A skidder is alot faster than a dozer. Just don't rent a John Deere 540 becouse they are wicked tippy. The John Deere 640 works great in steep terain.


----------



## redprospector (Jun 4, 2010)

tlandrum2002 said:


> nut up and run the skidder. i run my skidder up and down stuff steep as a horses face. just dont go sidling around a hill.



Hahaha. I was driving down the road today and saw some horses. It made me think about your post. I couldn't help but think that if you're going down stuff as steep as a horses face, you're doing it end over end.  That's yarder country.

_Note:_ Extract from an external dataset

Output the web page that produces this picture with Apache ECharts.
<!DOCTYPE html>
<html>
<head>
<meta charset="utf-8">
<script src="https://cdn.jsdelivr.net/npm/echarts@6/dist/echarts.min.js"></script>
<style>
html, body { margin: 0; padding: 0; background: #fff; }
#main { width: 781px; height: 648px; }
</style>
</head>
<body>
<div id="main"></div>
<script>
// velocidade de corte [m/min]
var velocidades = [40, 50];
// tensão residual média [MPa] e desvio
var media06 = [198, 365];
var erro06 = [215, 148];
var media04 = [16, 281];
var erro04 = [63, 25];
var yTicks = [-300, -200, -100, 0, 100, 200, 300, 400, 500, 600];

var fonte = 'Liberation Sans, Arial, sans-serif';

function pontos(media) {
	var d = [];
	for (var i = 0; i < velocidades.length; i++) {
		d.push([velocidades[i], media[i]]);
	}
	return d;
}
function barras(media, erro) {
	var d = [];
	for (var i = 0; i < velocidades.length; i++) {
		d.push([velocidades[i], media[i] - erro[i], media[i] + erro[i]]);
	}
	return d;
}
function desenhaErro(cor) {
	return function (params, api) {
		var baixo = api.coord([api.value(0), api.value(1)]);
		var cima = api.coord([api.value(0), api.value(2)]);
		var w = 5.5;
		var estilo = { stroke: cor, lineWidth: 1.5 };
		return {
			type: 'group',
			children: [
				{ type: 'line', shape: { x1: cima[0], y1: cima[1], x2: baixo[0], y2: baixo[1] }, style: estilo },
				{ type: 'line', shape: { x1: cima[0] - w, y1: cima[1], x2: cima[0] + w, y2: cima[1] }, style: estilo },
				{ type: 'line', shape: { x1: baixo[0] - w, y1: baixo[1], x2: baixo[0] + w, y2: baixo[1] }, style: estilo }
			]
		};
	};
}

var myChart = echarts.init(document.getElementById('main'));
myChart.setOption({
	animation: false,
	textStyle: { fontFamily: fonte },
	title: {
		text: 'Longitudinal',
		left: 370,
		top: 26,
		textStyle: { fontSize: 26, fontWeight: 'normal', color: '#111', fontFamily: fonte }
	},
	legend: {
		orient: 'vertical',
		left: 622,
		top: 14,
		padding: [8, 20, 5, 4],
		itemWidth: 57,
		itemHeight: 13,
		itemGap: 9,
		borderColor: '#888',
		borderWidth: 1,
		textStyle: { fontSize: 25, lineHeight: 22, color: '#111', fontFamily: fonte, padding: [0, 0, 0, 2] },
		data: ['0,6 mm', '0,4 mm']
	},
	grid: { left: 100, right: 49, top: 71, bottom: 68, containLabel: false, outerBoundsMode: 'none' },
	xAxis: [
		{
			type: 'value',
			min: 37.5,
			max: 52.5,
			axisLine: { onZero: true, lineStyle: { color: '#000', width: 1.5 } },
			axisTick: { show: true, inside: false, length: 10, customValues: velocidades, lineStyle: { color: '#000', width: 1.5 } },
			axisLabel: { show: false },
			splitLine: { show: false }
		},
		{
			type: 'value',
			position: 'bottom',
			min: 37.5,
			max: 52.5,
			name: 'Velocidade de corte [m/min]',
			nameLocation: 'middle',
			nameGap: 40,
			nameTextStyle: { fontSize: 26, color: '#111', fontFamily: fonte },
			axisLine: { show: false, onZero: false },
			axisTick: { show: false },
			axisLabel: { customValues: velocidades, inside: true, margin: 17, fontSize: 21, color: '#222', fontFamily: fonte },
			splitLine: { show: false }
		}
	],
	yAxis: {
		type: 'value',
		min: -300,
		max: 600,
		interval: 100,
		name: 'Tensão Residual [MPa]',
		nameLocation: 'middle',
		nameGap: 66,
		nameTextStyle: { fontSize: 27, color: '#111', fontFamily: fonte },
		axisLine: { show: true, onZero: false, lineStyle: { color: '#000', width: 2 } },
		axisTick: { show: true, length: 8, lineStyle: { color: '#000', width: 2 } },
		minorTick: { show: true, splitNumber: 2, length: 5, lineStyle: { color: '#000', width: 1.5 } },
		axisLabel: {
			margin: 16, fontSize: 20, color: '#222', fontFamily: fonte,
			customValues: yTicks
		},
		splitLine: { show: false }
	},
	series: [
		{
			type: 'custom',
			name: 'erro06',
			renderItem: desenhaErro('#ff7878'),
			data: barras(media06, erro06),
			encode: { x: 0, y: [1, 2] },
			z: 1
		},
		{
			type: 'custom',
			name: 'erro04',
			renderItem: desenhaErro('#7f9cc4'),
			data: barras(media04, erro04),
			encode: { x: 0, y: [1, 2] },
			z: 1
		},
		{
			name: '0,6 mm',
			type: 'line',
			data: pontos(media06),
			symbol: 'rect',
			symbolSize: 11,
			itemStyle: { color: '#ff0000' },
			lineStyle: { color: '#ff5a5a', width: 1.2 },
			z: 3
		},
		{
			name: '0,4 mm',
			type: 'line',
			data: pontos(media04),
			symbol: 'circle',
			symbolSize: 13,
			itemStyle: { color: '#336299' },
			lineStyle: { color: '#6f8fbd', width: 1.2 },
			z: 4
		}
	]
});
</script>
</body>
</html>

I will say that you can use a skidder on some pretty steep ground. I've skidded on 46% slopes with mine. But if you're a skidder runner and not a skidder opperator, you may wind up on your side. Heck, even an opperator could wind up on his side on steep slopes. Oh, and I'm not really an opperator yet. But I'm working on it pretty quick.

Andy


----------



## cuznguido (Jun 5, 2010)

An excavator, especially a larger one, is a hard cat to clean after for almost any kind of work. The terrain is the only limiting factor. Any good operator can adjust from Cat controls to JD in a few minutes, but if you are going to rent one for more than a day or two the dealer can change the controls in just a few minutes. Some of the newer ones can actually be changed from the operators seat with a switch. Progress is wonderful.


----------